>> begin Given information

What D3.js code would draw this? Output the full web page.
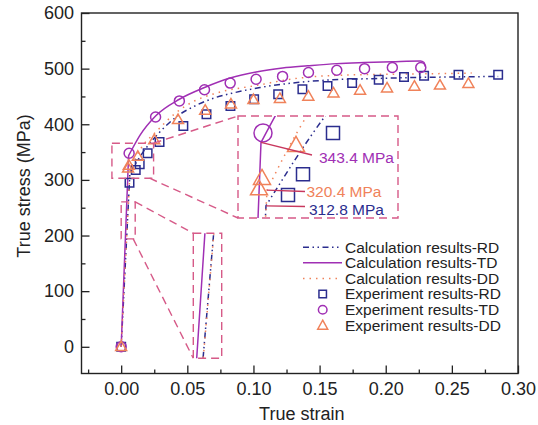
<!DOCTYPE html>
<html><head><meta charset="utf-8">
<script src="https://cdn.jsdelivr.net/npm/d3@7"></script>
<style>body{margin:0;background:#fff}svg{display:block}</style>
</head><body><svg id="c" width="538" height="425"></svg>
<script>
// ---------- data ----------
const xTicks = [0, 0.05, 0.10, 0.15, 0.20, 0.25, 0.30];
const xMinor = [-0.025, 0.025, 0.075, 0.125, 0.175, 0.225, 0.275];
const yTicks = [0, 100, 200, 300, 400, 500, 600];
const yMinor = [50, 150, 250, 350, 450, 550];

// calculated curves [strain, stress]; first segment is elastic
const calcRD = [[0,0],[0.0066,312.8],[0.0187,357],[0.03,388],[0.042,414],[0.055,432],[0.070,447],[0.086,457],[0.105,466],[0.133,475],[0.160,480],[0.190,482],[0.220,484],[0.250,485],[0.285,486]];
const calcTD = [[0,0],[0.0056,343.4],[0.0084,356],[0.0144,381],[0.026,415],[0.044,445],[0.063,466],[0.0824,483],[0.102,494],[0.122,501],[0.141,505],[0.163,509],[0.184,511],[0.205,512.5],[0.2263,513.7],[0.2290,511],[0.2300,503.5]];
const calcDD = [[0,0],[0.0068,320.4],[0.015,357],[0.027,388],[0.040,418],[0.0547,441],[0.072,456],[0.105,471],[0.128,481],[0.148,486],[0.178,489],[0.206,490],[0.239,491],[0.265,492]];

// experiments
const expRD = [[0,0],[0.0063,295],[0.011,318],[0.014,328],[0.020,348],[0.029,368],[0.047,397],[0.0645,418],[0.0826,433],[0.1005,445],[0.1187,454],[0.137,463],[0.156,469],[0.1746,474],[0.1947,480],[0.2138,485],[0.229,487],[0.255,489],[0.285,489]];
const expTD = [[0,0],[0.006,348],[0.026,413],[0.044,442],[0.063,462],[0.0824,474],[0.102,481],[0.122,486],[0.1416,493],[0.163,497],[0.184,500],[0.205,502],[0.2265,502]];
const expDD = [[0,0],[0.0052,321],[0.0058,326],[0.0126,342],[0.025,372],[0.043,408],[0.0635,425],[0.083,436],[0.100,444],[0.120,446],[0.1415,450],[0.1605,456],[0.1806,461],[0.201,465],[0.2217,468],[0.241,470],[0.2625,473]];

const yieldLabels = ["343.4 MPa", "320.4 MPa", "312.8 MPa"];
const legendLabels = ["Calculation results-RD","Calculation results-TD","Calculation results-DD","Experiment results-RD","Experiment results-TD","Experiment results-DD"];

// zoom windows (data coords): [x0,x1,y0,y1]
const zoom1 = [-0.007, 0.0245, 303, 366];
const zoom1View = [0.001, 0.033, 306.9, 356.2];
const zoom2 = [0.0, 0.0106, 194, 260.5];
const zoom2View = [0.00261, 0.00668, 190, 262];

// ---------- style ----------
const C = {rd:"#2B2D8E", td:"#A02FB4", dd:"#F0825A", box:"#D65A88", lead:"#C8385E", axis:"#222"};
const FONT = "'Liberation Sans', Arial, Helvetica, sans-serif";

const svg = d3.select("#c");
const x = d3.scaleLinear().domain([-0.03, 0.30]).range([81.5, 518]);
const y = d3.scaleLinear().domain([-48, 600]).range([373.5, 13]);

// ---------- axes ----------
const gx = svg.append("g").attr("transform", `translate(0,${y.range()[0]})`)
  .call(d3.axisBottom(x).tickValues(xTicks).tickFormat(d3.format(".2f")).tickSize(-8).tickPadding(8.5));
const gxm = svg.append("g").attr("transform", `translate(0,${y.range()[0]})`)
  .call(d3.axisBottom(x).tickValues(xMinor).tickFormat("").tickSize(-4));
const gy = svg.append("g").attr("transform", `translate(${x.range()[0]},0)`)
  .call(d3.axisLeft(y).tickValues(yTicks).tickFormat(d3.format("d")).tickSize(-8).tickPadding(7.5));
const gym = svg.append("g").attr("transform", `translate(${x.range()[0]},0)`)
  .call(d3.axisLeft(y).tickValues(yMinor).tickFormat("").tickSize(-4));
[gx,gxm,gy,gym].forEach(g => {
  g.select(".domain").remove();
  g.selectAll("line").attr("stroke", C.axis).attr("stroke-width", 1.3);
  g.selectAll("text").attr("fill", C.axis).style("font-family", FONT).style("font-size", "18px");
});
svg.append("rect").attr("x", x.range()[0]).attr("y", y.range()[1])
  .attr("width", x.range()[1]-x.range()[0]).attr("height", y.range()[0]-y.range()[1])
  .attr("fill", "none").attr("stroke", C.axis).attr("stroke-width", 1.4);

svg.append("text").attr("x", (x.range()[0]+x.range()[1])/2 + 2).attr("y", 414).attr("dy","0.35em")
  .attr("text-anchor","middle").style("font-family",FONT).style("font-size","18px").attr("fill",C.axis).text("True strain");
svg.append("text").attr("transform","translate(24,186) rotate(-90)").attr("dy","0.35em")
  .attr("text-anchor","middle").style("font-family",FONT).style("font-size","18px").attr("fill",C.axis).text("True stress (MPa)");

// ---------- helpers ----------
function curvePath(data, xs, ys) {
  const lin = d3.line().x(d => xs(d[0])).y(d => ys(d[1]));
  const mono = d3.line().x(d => xs(d[0])).y(d => ys(d[1])).curve(d3.curveMonotoneX);
  return lin(data.slice(0,2)) + mono(data.slice(1)).replace(/^M/, "L");
}
const lineStyles = [
  {data: calcRD, color: C.rd, dash: "6,3.5,1.5,3.5,1.5,3.5"},
  {data: calcTD, color: C.td, dash: null},
  {data: calcDD, color: C.dd, dash: "1.5,5"}
];
function squarePath(s){ const h=s/2; return `M${-h},${-h}H${h}V${h}H${-h}Z`; }
function triPath(w,h){ return `M0,${-h*0.6}L${w/2},${h*0.4}L${-w/2},${h*0.4}Z`; }

function drawMarkers(g, xs, ys, sz) {
  g.selectAll(null).data(expRD).join("path")
    .attr("transform", d => `translate(${xs(d[0])},${ys(d[1])})`)
    .attr("d", squarePath(sz.sq)).attr("fill","none").attr("stroke",C.rd).attr("stroke-width",sz.sw);
  g.selectAll(null).data(expTD).join("circle")
    .attr("cx", d => xs(d[0])).attr("cy", d => ys(d[1])).attr("r", sz.r)
    .attr("fill","none").attr("stroke",C.td).attr("stroke-width",sz.sw);
  g.selectAll(null).data(expDD).join("path")
    .attr("transform", d => `translate(${xs(d[0])},${ys(d[1])})`)
    .attr("d", triPath(sz.tw, sz.th)).attr("fill","none").attr("stroke",C.dd).attr("stroke-width",sz.sw);
}
function drawLines(g, xs, ys, sw) {
  lineStyles.forEach(s => {
    g.append("path").attr("d", curvePath(s.data, xs, ys)).attr("fill","none")
      .attr("stroke", s.color).attr("stroke-width", sw).attr("stroke-dasharray", s.dash);
  });
}

// ---------- main plot ----------
const defs = svg.append("defs");
defs.append("clipPath").attr("id","plotClip").append("rect")
  .attr("x", x.range()[0]).attr("y", y.range()[1]).attr("width", x.range()[1]-x.range()[0]).attr("height", y.range()[0]-y.range()[1]);
const main = svg.append("g").attr("clip-path","url(#plotClip)");

// ---------- zoom frames ----------
function frame(z){ return {x0:x(z[0]), x1:x(z[1]), y0:y(z[3]), y1:y(z[2])}; }
function dashRect(g, r){
  g.append("rect").attr("x", r.x0).attr("y", r.y0).attr("width", r.x1-r.x0).attr("height", r.y1-r.y0)
    .attr("fill","none").attr("stroke",C.box).attr("stroke-width",1.4).attr("stroke-dasharray","8,5");
}
function dashLine(g, a, b){
  g.append("line").attr("x1",a[0]).attr("y1",a[1]).attr("x2",b[0]).attr("y2",b[1])
    .attr("stroke",C.box).attr("stroke-width",1.4).attr("stroke-dasharray","8,5");
}
const big1 = {x0:238, x1:398, y0:116, y1:218};
const big2 = {x0:193.3, x1:221.7, y0:233.3, y1:358.3};
const f1 = frame(zoom1), f2 = frame(zoom2);

const frames = svg.append("g");
dashLine(frames, [f1.x1, f1.y0], [big1.x0, big1.y0]);
dashLine(frames, [f1.x1-4, f1.y1], [big1.x0, big1.y1]);
dashLine(frames, [f2.x1, f2.y0], [big2.x0, big2.y0]);
dashLine(frames, [f2.x1-2, f2.y1], [big2.x0, big2.y1]);

drawLines(main, x, y, 1.5);
drawMarkers(main, x, y, {sq:8.5, r:5, tw:11, th:9.5, sw:1.5});

dashRect(frames, f1);
dashRect(frames, f2);

// inset 1
const ix1 = d3.scaleLinear().domain(zoom1View.slice(0,2)).range([big1.x0, big1.x1]);
const iy1 = d3.scaleLinear().domain(zoom1View.slice(2,4)).range([big1.y1, big1.y0]);
defs.append("clipPath").attr("id","in1").append("rect").attr("x",big1.x0).attr("y",big1.y0).attr("width",big1.x1-big1.x0).attr("height",big1.y1-big1.y0);
const in1 = svg.append("g").attr("clip-path","url(#in1)");
drawLines(in1, ix1, iy1, 1.5);
drawMarkers(in1, ix1, iy1, {sq:13, r:9, tw:17, th:15, sw:1.5});

// inset 2
const ix2 = d3.scaleLinear().domain(zoom2View.slice(0,2)).range([big2.x0, big2.x1]);
const iy2 = d3.scaleLinear().domain(zoom2View.slice(2,4)).range([big2.y1, big2.y0]);
defs.append("clipPath").attr("id","in2").append("rect").attr("x",big2.x0).attr("y",big2.y0).attr("width",big2.x1-big2.x0).attr("height",big2.y1-big2.y0);
const in2 = svg.append("g").attr("clip-path","url(#in2)");
drawLines(in2, ix2, iy2, 1.5);

frames.raise();
dashRect(frames, big1);
dashRect(frames, big2);

// yield annotations in inset 1
const yieldPts = [calcTD[1], calcDD[1], calcRD[1]];
const yieldColors = [C.td, C.dd, C.rd];
const leadEnds = [[312,155],[305,191.5],[305,206.5]];
const textPos = [[319,158],[306.5,191.5],[309,209.5]];
const ann = svg.append("g");
yieldPts.forEach((p,i) => {
  ann.append("line").attr("x1", ix1(p[0])).attr("y1", iy1(p[1])).attr("x2", leadEnds[i][0]).attr("y2", leadEnds[i][1])
    .attr("stroke", C.lead).attr("stroke-width", 1.3);
  ann.append("text").attr("x", textPos[i][0]).attr("y", textPos[i][1]).attr("dy","0.35em")
    .style("font-family",FONT).style("font-size","15.5px").attr("fill", yieldColors[i]).text(yieldLabels[i]);
});

// ---------- legend ----------
const leg = svg.append("g");
const rowY = [247.3, 262.8, 278.4, 294, 309.8, 325.6];
lineStyles.forEach((s,i) => {
  leg.append("line").attr("x1",303).attr("x2",342).attr("y1",rowY[i]).attr("y2",rowY[i])
    .attr("stroke",s.color).attr("stroke-width",1.5).attr("stroke-dasharray",s.dash);
});
leg.append("path").attr("transform",`translate(322.7,${rowY[3]})`).attr("d",squarePath(7.5)).attr("fill","none").attr("stroke",C.rd).attr("stroke-width",1.5);
leg.append("circle").attr("cx",322.7).attr("cy",rowY[4]).attr("r",4.3).attr("fill","none").attr("stroke",C.td).attr("stroke-width",1.5);
leg.append("path").attr("transform",`translate(322.7,${rowY[5]})`).attr("d",triPath(10,9)).attr("fill","none").attr("stroke",C.dd).attr("stroke-width",1.5);
legendLabels.forEach((t,i) => {
  leg.append("text").attr("x",345).attr("y",rowY[i]).attr("dy","0.35em")
    .style("font-family",FONT).style("font-size","15.5px").attr("fill",C.axis).text(t);
});
</script></body></html>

>> end Given information

Stated exercise - Skip the pictures and restate exactly the lines from the beginning of the listing to the line with "const yMinor = [50, 150, 250, 350, 450, 550];", that line included.

Result -
What D3.js code would draw this? Output the full web page.
<!DOCTYPE html>
<html><head><meta charset="utf-8">
<script src="https://cdn.jsdelivr.net/npm/d3@7"></script>
<style>body{margin:0;background:#fff}svg{display:block}</style>
</head><body><svg id="c" width="538" height="425"></svg>
<script>
// ---------- data ----------
const xTicks = [0, 0.05, 0.10, 0.15, 0.20, 0.25, 0.30];
const xMinor = [-0.025, 0.025, 0.075, 0.125, 0.175, 0.225, 0.275];
const yTicks = [0, 100, 200, 300, 400, 500, 600];
const yMinor = [50, 150, 250, 350, 450, 550];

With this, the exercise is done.